What about weather? When planning a cross country, I'm guessing the day of the flight you might need to either reroute some, but also during the flight may run into weather that you need to go around.
I'm guessing that could involve (specially for use newcomers) some fancy calculating, while flying?
Do CFIs usually wait until clear days, or figure this is all part of it, when the weather is slight, not dangerous but requiring some changes in th plan?
Not only will the CFI go over weather with the student, it's mandatory.
That said, stuff changes. I literally got weathered out of my home airport on my solo long XC by a thunderstorm that was isolated but far too big to go around.
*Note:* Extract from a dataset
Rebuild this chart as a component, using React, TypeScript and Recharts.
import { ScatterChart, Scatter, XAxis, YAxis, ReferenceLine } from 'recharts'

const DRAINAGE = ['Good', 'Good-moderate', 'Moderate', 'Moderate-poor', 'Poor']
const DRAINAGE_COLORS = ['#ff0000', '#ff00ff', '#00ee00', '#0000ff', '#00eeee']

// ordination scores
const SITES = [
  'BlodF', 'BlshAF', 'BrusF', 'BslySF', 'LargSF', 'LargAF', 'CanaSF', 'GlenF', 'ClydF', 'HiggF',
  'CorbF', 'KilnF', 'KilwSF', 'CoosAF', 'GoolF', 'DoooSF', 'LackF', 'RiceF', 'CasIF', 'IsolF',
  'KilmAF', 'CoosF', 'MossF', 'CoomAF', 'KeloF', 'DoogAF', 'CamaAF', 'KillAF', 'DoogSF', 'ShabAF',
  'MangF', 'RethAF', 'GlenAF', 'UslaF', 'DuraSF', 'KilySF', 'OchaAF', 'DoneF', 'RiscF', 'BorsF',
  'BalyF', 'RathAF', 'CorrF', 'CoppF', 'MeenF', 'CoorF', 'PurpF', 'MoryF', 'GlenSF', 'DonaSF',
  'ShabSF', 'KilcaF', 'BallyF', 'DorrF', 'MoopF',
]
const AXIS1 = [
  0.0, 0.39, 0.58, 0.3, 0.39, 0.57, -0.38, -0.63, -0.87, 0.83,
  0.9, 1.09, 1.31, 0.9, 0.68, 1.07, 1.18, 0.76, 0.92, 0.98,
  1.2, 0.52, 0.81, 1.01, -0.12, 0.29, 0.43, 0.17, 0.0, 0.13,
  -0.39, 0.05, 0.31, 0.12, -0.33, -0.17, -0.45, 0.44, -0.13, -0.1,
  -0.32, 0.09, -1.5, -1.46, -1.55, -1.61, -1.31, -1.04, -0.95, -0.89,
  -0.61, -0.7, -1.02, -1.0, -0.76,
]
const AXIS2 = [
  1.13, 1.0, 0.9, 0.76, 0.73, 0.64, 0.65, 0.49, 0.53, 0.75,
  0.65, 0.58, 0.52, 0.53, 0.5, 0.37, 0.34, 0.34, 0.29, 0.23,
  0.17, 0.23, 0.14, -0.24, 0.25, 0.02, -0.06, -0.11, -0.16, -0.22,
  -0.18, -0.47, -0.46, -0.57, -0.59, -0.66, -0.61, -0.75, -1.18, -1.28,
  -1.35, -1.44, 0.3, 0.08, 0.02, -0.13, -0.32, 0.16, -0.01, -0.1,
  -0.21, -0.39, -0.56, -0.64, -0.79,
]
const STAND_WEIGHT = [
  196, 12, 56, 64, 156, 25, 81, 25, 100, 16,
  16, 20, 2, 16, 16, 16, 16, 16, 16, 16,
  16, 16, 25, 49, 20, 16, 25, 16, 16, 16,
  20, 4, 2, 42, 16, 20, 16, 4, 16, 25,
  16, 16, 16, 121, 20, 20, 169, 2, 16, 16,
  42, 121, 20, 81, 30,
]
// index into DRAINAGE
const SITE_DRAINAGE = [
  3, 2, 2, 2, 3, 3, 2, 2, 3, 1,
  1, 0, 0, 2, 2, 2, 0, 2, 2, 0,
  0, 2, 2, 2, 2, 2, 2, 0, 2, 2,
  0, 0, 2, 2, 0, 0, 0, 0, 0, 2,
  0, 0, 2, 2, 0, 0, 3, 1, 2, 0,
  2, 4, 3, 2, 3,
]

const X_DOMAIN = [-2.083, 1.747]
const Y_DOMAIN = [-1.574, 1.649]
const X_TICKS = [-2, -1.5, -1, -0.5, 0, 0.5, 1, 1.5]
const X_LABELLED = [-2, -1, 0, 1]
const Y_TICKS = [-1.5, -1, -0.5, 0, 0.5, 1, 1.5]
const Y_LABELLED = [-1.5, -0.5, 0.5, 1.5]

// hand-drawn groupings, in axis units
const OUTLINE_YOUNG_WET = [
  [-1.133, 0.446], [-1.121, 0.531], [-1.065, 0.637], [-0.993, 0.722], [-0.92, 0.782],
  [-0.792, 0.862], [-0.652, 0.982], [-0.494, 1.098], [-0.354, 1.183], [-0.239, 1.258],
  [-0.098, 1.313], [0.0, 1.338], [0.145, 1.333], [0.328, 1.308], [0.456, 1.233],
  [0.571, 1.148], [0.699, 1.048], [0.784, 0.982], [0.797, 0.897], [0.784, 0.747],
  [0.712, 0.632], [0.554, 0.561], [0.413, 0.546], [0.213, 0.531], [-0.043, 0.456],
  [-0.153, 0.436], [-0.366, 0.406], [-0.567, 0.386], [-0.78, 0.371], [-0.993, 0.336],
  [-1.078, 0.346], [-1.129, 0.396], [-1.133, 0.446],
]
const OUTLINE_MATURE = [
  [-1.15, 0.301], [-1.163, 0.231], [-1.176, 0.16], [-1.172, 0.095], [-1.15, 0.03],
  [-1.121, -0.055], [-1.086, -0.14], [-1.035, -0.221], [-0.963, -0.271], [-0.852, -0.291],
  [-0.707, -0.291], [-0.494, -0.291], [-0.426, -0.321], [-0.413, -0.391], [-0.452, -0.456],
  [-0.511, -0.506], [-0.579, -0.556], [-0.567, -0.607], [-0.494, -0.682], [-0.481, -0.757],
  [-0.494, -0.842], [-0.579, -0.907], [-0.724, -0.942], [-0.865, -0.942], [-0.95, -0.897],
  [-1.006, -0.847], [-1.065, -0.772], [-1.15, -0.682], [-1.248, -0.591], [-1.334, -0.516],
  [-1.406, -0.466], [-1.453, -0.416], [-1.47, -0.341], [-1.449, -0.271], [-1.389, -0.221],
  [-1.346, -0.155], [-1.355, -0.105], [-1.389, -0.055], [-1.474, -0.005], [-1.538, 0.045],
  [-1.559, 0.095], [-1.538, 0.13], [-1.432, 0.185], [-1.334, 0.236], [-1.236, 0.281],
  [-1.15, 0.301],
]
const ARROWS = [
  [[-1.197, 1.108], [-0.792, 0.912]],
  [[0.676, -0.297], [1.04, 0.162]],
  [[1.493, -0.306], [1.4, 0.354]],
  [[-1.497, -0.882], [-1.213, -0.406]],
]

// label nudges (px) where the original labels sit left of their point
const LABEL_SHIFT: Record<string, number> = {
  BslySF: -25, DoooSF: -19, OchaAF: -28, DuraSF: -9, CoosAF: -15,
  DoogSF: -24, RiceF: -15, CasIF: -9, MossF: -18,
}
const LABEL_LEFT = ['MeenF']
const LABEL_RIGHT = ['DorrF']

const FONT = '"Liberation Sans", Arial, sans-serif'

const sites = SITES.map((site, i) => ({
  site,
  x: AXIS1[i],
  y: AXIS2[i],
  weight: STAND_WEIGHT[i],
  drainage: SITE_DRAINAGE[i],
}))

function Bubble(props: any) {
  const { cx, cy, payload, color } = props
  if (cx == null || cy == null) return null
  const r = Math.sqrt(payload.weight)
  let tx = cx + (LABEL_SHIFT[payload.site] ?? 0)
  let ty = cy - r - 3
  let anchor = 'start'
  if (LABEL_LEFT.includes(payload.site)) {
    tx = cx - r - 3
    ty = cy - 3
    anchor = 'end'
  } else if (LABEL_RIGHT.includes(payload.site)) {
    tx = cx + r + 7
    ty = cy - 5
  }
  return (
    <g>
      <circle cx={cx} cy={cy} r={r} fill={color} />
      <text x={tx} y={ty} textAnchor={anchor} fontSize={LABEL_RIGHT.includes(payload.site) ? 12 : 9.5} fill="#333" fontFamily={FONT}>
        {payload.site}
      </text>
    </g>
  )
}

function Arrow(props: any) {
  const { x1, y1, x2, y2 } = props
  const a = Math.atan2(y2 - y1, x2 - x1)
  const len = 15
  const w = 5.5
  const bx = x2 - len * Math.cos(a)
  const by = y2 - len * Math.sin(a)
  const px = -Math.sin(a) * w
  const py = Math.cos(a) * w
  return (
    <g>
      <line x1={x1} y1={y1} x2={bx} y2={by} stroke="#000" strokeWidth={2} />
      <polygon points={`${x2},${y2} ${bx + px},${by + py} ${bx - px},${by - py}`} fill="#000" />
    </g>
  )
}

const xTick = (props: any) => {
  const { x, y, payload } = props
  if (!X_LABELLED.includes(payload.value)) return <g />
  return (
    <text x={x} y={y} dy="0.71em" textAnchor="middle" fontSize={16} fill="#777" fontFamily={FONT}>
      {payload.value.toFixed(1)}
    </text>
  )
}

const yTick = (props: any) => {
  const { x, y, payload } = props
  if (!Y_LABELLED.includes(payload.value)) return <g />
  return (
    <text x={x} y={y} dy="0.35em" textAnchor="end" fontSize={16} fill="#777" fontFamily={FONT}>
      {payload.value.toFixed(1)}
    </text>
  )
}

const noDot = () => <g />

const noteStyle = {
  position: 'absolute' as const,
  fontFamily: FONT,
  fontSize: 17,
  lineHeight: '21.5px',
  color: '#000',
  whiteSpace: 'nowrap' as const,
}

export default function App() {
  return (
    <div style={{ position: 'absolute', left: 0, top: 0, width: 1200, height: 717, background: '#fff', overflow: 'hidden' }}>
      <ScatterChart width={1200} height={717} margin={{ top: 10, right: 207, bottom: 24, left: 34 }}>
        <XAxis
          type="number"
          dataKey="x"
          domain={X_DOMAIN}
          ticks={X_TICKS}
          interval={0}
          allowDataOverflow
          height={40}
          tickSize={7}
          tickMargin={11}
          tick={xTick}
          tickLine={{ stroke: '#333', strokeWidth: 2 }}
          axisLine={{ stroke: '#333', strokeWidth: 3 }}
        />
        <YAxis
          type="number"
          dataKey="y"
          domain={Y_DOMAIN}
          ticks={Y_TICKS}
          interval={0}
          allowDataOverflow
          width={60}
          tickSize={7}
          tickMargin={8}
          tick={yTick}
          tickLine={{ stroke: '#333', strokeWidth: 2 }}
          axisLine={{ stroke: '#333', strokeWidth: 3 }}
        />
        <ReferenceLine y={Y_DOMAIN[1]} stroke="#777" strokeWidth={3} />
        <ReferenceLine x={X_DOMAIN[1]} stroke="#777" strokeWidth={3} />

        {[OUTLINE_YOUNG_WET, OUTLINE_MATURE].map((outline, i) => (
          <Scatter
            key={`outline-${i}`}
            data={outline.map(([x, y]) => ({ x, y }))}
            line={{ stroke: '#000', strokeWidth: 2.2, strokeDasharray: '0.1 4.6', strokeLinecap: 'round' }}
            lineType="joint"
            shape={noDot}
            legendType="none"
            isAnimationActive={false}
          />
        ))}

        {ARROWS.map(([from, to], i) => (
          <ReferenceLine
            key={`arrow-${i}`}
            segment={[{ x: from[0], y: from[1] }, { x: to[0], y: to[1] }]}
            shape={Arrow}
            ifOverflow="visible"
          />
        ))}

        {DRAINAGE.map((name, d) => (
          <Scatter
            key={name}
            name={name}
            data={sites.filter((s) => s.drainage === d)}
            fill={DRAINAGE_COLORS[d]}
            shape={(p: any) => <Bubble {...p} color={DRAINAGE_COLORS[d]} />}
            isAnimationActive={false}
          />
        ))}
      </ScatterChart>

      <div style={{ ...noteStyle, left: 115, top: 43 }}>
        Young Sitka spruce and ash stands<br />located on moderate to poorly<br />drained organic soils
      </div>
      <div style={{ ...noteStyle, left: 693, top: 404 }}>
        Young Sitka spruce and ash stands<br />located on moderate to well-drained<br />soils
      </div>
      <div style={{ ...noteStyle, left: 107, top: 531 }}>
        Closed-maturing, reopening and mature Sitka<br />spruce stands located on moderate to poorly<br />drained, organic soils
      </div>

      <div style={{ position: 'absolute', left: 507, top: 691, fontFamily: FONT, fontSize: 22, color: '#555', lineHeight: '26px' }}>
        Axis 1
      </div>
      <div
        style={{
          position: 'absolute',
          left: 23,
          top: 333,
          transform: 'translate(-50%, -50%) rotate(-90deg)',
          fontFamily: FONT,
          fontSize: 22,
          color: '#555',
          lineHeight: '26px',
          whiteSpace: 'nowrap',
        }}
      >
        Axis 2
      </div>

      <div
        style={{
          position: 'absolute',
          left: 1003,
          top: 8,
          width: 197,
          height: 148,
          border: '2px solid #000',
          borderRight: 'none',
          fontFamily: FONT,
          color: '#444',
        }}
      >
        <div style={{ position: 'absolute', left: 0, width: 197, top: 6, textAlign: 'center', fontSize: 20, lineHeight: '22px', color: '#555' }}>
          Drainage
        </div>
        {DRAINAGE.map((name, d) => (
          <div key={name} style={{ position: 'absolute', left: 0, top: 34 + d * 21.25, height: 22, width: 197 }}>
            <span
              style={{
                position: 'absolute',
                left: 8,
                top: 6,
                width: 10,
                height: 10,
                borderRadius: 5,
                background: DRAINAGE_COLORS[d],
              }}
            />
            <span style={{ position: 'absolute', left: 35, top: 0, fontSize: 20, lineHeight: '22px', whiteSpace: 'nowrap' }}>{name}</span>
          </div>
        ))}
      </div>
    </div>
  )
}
I landed and called the CFI from an airport 50 miles away saying I was on the ground, airplane was safe, and a mutual friend of ours had offered to let me crash on his couch.
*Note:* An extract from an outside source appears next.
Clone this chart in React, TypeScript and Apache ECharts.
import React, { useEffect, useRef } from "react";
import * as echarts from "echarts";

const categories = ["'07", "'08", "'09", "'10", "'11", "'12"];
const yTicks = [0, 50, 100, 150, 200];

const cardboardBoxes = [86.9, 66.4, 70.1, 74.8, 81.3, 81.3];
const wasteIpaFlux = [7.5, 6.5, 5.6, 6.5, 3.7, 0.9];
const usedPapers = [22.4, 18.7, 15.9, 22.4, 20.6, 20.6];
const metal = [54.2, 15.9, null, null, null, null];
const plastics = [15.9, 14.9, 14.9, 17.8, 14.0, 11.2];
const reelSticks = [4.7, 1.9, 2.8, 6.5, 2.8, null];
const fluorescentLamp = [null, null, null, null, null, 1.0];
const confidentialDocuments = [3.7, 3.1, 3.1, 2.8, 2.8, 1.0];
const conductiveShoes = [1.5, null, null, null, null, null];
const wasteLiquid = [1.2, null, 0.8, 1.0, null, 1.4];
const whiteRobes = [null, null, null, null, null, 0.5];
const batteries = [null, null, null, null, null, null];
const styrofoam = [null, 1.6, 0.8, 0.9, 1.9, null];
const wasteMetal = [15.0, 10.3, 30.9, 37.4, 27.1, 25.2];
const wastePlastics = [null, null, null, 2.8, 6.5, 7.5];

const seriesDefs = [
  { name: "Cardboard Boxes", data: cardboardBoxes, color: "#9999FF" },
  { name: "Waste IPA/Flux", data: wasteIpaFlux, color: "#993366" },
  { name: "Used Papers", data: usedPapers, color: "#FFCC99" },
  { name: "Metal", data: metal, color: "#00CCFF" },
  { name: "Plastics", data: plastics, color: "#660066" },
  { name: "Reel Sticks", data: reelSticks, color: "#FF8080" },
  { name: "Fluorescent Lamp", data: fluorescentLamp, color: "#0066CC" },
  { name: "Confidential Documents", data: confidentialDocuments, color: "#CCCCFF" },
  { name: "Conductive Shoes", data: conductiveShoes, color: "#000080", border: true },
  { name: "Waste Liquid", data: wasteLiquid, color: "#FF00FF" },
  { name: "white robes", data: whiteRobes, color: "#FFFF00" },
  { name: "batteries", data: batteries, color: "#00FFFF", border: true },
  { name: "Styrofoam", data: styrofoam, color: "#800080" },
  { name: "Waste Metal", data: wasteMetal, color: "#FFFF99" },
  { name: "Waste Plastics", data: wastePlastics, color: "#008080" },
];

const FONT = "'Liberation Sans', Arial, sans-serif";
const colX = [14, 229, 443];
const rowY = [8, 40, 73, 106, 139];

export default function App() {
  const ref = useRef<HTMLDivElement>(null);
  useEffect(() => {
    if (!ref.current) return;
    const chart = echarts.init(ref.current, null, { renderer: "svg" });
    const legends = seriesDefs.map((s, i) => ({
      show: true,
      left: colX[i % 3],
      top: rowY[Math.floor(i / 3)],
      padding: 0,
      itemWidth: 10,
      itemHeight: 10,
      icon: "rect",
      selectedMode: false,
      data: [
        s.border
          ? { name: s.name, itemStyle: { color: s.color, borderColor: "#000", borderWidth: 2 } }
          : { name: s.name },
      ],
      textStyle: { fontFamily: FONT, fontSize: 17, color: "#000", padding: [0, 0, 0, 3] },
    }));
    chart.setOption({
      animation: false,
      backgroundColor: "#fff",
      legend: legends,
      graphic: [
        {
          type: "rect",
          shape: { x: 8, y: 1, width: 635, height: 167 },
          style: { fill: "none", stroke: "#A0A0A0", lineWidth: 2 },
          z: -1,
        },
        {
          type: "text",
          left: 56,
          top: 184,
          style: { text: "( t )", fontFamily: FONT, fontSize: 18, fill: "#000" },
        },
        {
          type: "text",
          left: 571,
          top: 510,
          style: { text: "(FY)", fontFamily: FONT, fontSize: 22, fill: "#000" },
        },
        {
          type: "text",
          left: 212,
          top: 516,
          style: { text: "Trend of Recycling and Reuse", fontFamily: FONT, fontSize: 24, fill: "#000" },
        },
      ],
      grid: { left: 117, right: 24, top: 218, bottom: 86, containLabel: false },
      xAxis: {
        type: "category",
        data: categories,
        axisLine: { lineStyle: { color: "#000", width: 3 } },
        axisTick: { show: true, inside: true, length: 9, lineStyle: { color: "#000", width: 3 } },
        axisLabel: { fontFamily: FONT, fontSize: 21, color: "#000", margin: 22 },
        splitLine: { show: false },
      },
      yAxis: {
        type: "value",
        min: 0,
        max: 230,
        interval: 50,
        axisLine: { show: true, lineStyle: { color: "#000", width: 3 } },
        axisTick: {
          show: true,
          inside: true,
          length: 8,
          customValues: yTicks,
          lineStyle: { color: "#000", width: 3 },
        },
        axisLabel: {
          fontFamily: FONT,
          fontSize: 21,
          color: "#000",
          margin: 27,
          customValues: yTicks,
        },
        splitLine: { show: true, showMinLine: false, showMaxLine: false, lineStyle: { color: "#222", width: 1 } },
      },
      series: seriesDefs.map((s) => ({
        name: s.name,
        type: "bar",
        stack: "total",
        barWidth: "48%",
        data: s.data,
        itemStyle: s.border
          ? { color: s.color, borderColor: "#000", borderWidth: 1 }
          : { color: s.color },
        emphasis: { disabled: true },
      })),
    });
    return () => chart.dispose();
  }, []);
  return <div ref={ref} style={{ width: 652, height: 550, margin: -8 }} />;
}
CFI handled letting the rental place know, said they had all been watching this oddball storm pop up along my route, and were concerned about it, and that the decision to land was the correct one.
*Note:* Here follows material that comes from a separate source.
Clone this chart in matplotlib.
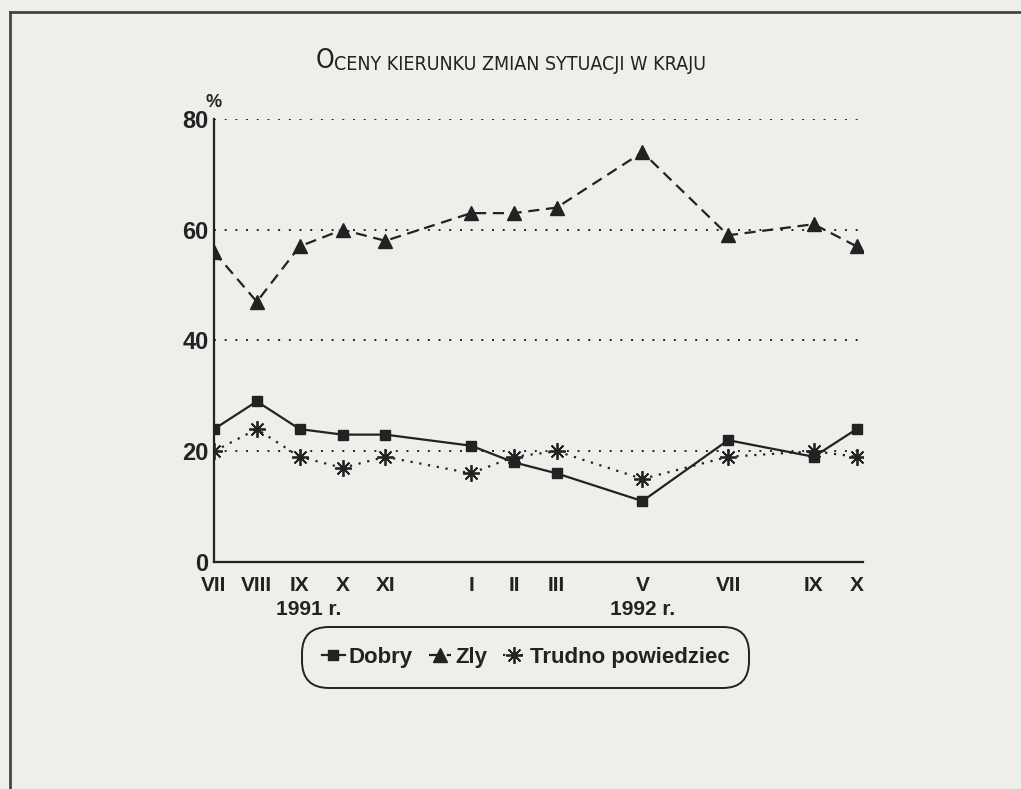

Called him in the morning to go over the plan to finish the XC the next morning, continued the flight, and had the airplane back only 1/2 hour late for the next person on the schedule. Rental place had explained what happened and the student and CFI that were scheduled were more than gracious about it.
The route of flight was only GXY to EIK that was left. The entire rest of the XC was done.
Adding to the problem was the lateness of the hour, which made circumnavigating the thunderstorm before dark, problematic. No night privileges at that time, of course. Probably still be legally "day" but I wasn't comfortable with it, and couldn't really see how far back that storm went, or whether there was another one right behind it.
Keep in mind this is in the day when radar weather was available at airports, but only on the terminal inside and you waited for it to come down over a 56K modem on a noisy phone line. No iPad or mobile data to land and take a peek at the radar picture.
The "calculating" wasn't a problem, by that stage, and shouldn't be. Figuring out how to go around it wasn't the problem, it was the time needed to do so.
Which has also led to the joke from him over the years that I'm the guy who can literally find the only cloud in the sky for hundreds of miles, and it'll be right in my way.
Thankfully this hasn't been that true overall, but I've landed just to look at a weather chart or radar loop (versus calling up Flight Service or Flightwatch back then, which also worked, but you couldn't see it for yourself) more than a few times in the logbook, back in those days, after I had the Private rating and was buzzing around the prairie. That was just how you updated your weather picture in your head if something wasn't looking right. You didn't have many other options.
I remember when I saw my first laptop with charting software on it and a very expensive XM weather receiver hooked to it and just had to have one. That company was the one that eventually went full-retard and sued everyone saying they created the magenta line.
After running that stuff on a regular laptop for a while, I bought some crazy semi-tablet thing the size of a dump truck and dragged that around with the borrowed XM receiver from a friend. Thing had like a half hour worth of battery and had to be plugged into ship's power to actually use it for an XC, but it was pretty cool compared to landing to look at a weather chart!